Yes, and in fact it is built for solo play only. You do not need a group, a schedule, or any online commitment. That makes it much easier to fit into real life than games that ask you to coordinate with friends. The catch is that solo does not automatically mean casual-friendly. Echoes of Aincrad looks best for players who can give it a focused hour rather than five distracted minutes. Its session structure is friendly enough: towns, safe zones, and quest milestones create natural places to stop, and a 60 to 90 minute session should feel worthwhile. But preview coverage raises two real caveats for casual play: menus may not fully pause the game, and there may not be a true save-anywhere system. That means surprise interruptions could still be annoying. Returning after a week away also seems manageable rather than effortless, since you will need to remember your current build, partner, and route goals.

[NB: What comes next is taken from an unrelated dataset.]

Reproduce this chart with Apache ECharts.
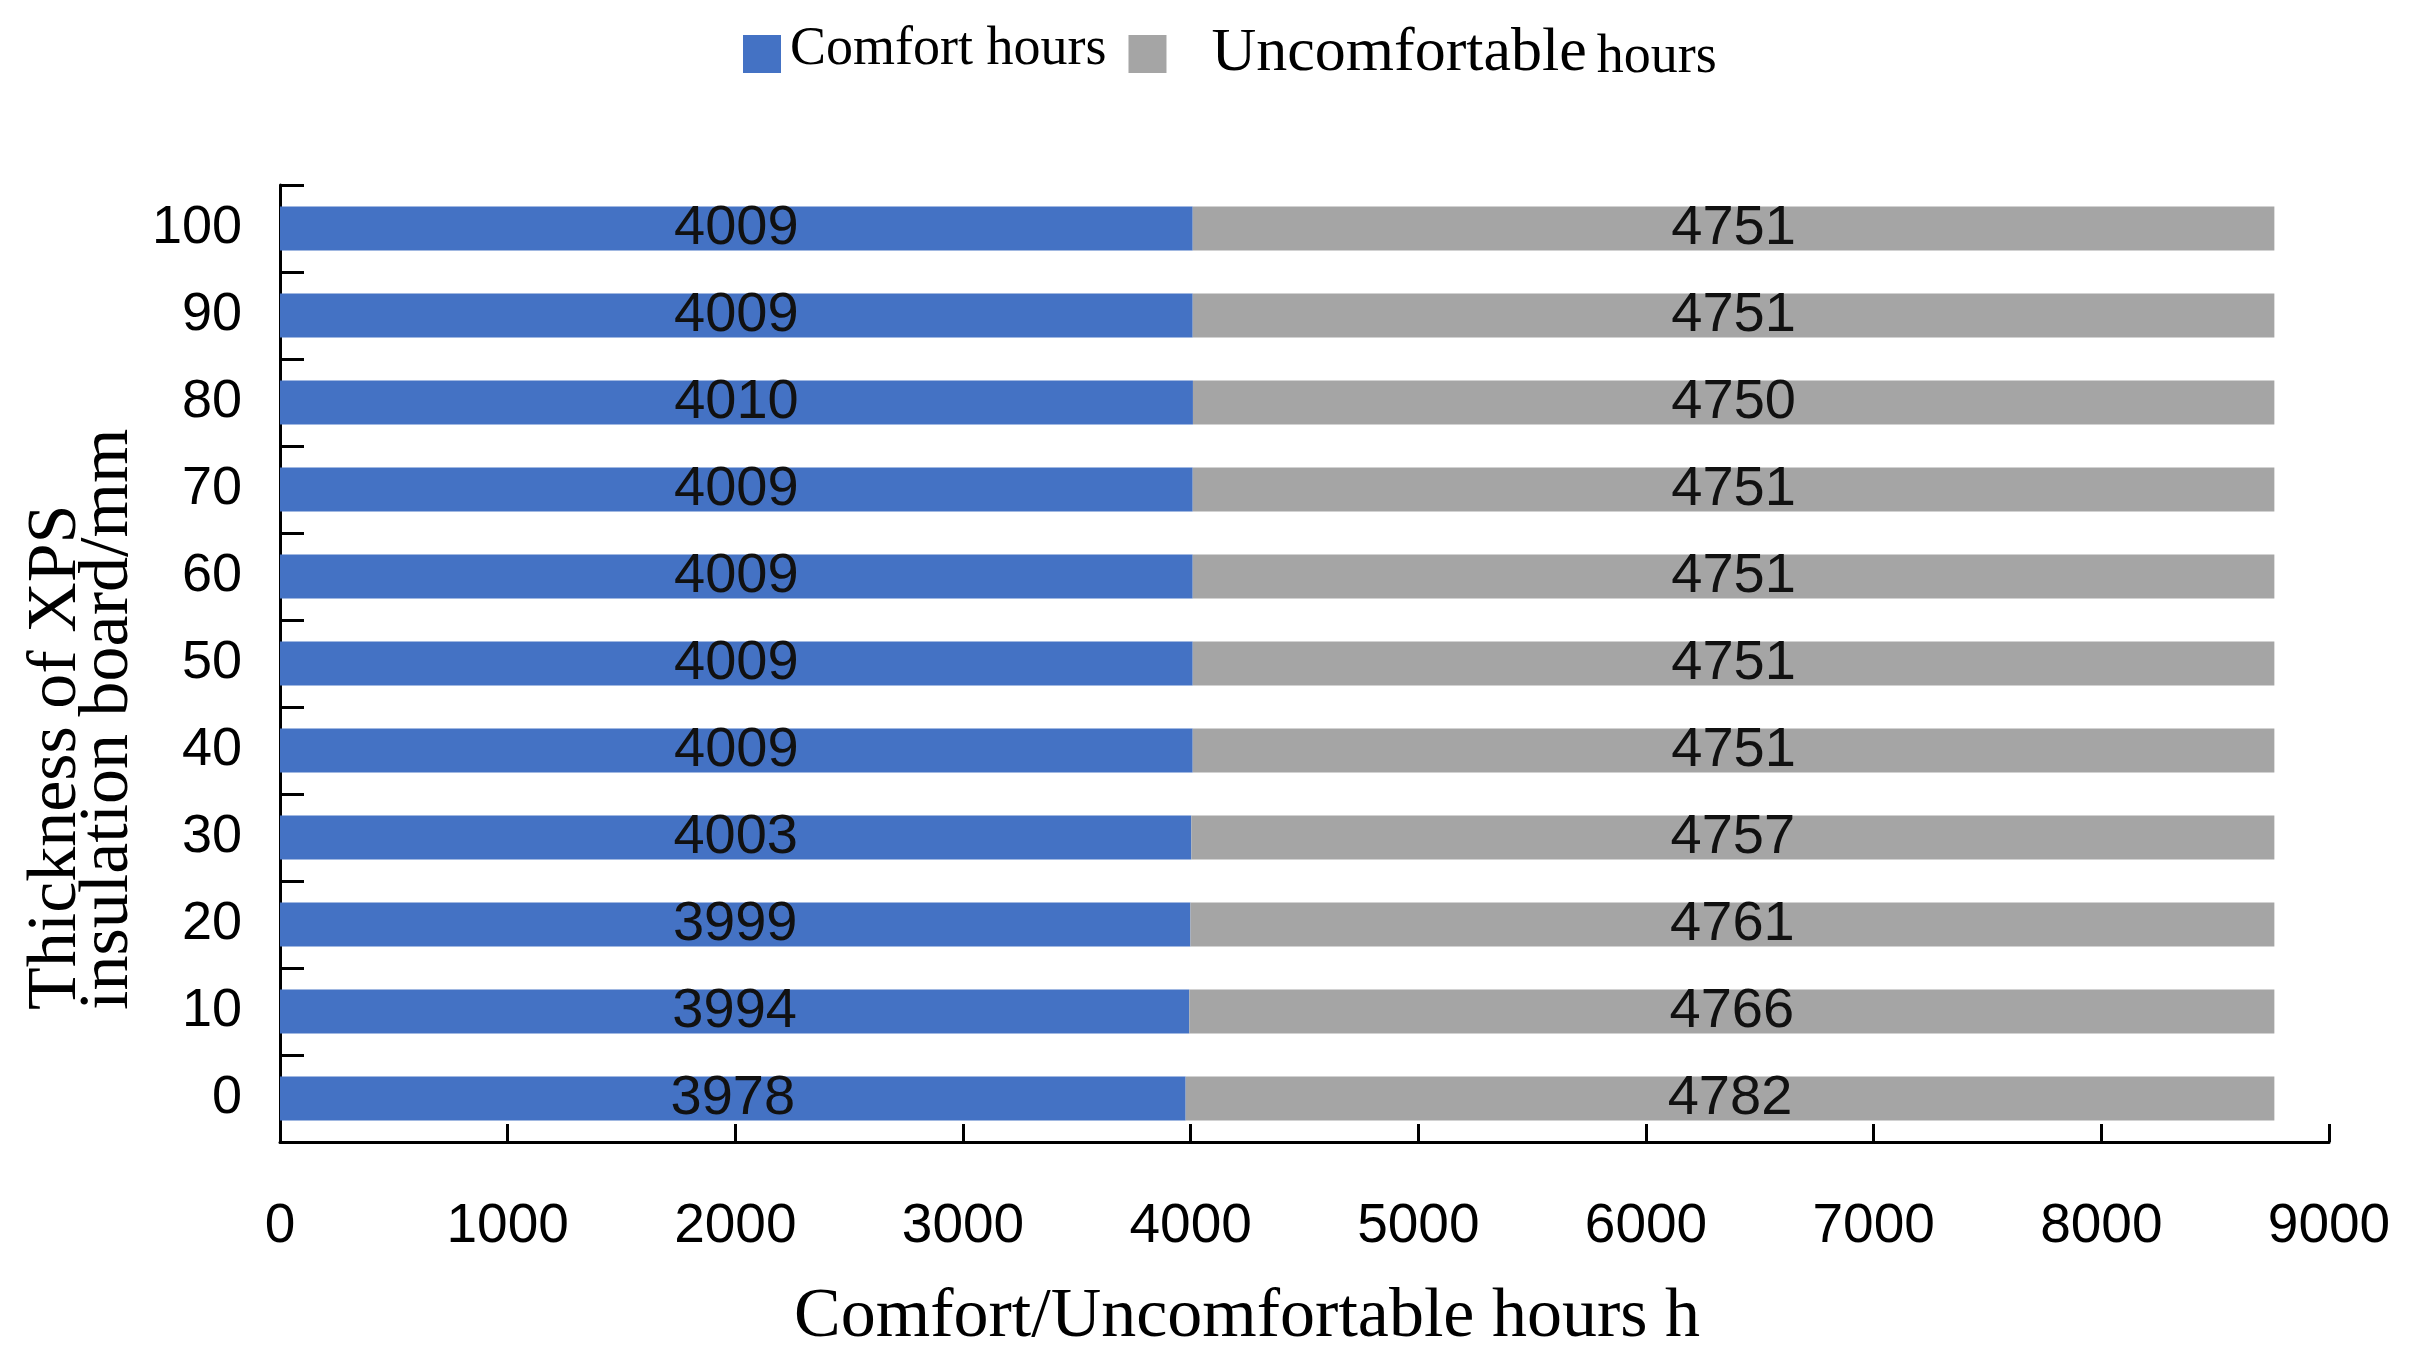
<!DOCTYPE html>
<html>
<head>
<meta charset="utf-8">
<script src="https://cdn.jsdelivr.net/npm/echarts@6/dist/echarts.min.js"></script>
<style>
html,body{margin:0;padding:0;background:#fff;}
#chart{width:2414px;height:1368px;}
</style>
</head>
<body>
<div id="chart"></div>
<script>
const categories = ['0','10','20','30','40','50','60','70','80','90','100'];
const comfortHours = [3978,3994,3999,4003,4009,4009,4009,4009,4010,4009,4009];
const uncomfortableHours = [4782,4766,4761,4757,4751,4751,4751,4751,4750,4751,4751];
const seriesNames = ['Comfort hours','Uncomfortable hours'];
const xAxisTitle = 'Comfort/Uncomfortable hours h';
const yAxisTitle = 'Thickness of XPS\ninsulation board/mm';

const SERIF = '"Liberation Serif", "Times New Roman", serif';
const SANS = '"Liberation Sans", Arial, sans-serif';

const chart = echarts.init(document.getElementById('chart'), null, {renderer:'canvas'});
const labelCfg = {
  show: true, position: 'inside', color: '#111', fontFamily: SANS, fontSize: 56
};
chart.setOption({
  animation: false,
  backgroundColor: '#fff',
  grid: {left: 280, right: 85, top: 185, bottom: 226, containLabel: false},
  legend: {
    left: 738, top: 18, icon: 'rect', itemWidth: 38, itemHeight: 38, itemGap: 22,
    data: seriesNames,
    formatter: function(name){
      return name === seriesNames[1] ? '{a|Uncomfortable}{b|hours}' : '{c|Comfort hours}';
    },
    textStyle: {
      fontFamily: SERIF, color: '#000',
      rich: {
        a: {fontFamily: SERIF, fontSize: 62, color: '#000', padding: [0,0,0,40], verticalAlign: 'bottom'},
        b: {fontFamily: SERIF, fontSize: 54, color: '#000', padding: [0,0,0,10], verticalAlign: 'bottom'},
        c: {fontFamily: SERIF, fontSize: 54, color: '#000', padding: [0,0,8,4], verticalAlign: 'bottom'}
      }
    }
  },
  xAxis: {
    type: 'value', min: 0, max: 9000, interval: 1000,
    axisLine: {show: true, lineStyle: {color: '#000', width: 3}},
    axisTick: {show: true, inside: true, length: 18, lineStyle: {color: '#000', width: 3}},
    splitLine: {show: false},
    axisLabel: {color: '#000', fontFamily: SANS, fontSize: 55, margin: 57,
      formatter: function(v){ return String(v); }}
  },
  yAxis: {
    type: 'category', data: categories,
    axisLine: {show: true, lineStyle: {color: '#000', width: 3}},
    axisTick: {show: true, inside: true, length: 24, lineStyle: {color: '#000', width: 3}},
    axisLabel: {color: '#000', fontFamily: SANS, fontSize: 54, margin: 38}
  },
  series: [
    {name: seriesNames[0], type: 'bar', stack: 'total', data: comfortHours, barWidth: 44,
     itemStyle: {color: '#4472C4'}, label: labelCfg},
    {name: seriesNames[1], type: 'bar', stack: 'total', data: uncomfortableHours, barWidth: 44,
     itemStyle: {color: '#A5A5A5'}, label: labelCfg}
  ],
  graphic: [
    {type: 'text', x: 1247, y: 1318, style: {text: xAxisTitle, fontFamily: SERIF, fontSize: 70, fill: '#000', align: 'center', verticalAlign: 'middle'}},
    {type: 'text', x: 83, y: 1010, rotation: Math.PI/2, style: {text: yAxisTitle, fontFamily: SERIF, fontSize: 70, lineHeight: 52, fill: '#000', align: 'left', verticalAlign: 'middle'}}
  ]
});
</script>
</body>
</html>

No. Everything currently points to a standard premium release, not a pay-to-win setup. You buy the base game once and get a complete single-player journey. Deluxe and ultimate editions appear to bundle early unlocks, starter items, convenience extras, and planned expansion access rather than selling power inside an ongoing competitive ecosystem. That matters because this is not a PvP game. There is no ladder, raid race, or shared economy where spending money would put you over other players. Even if a paid edition gives you a small head start on gear or resources, that would be closer to time-saving than winning. For most people, the bigger question is not monetization abuse but whether the final launch version feels polished enough to justify full price. Based on the available information, this is not the kind of game you need to budget around recurring purchases or avoid because other players can buy an advantage.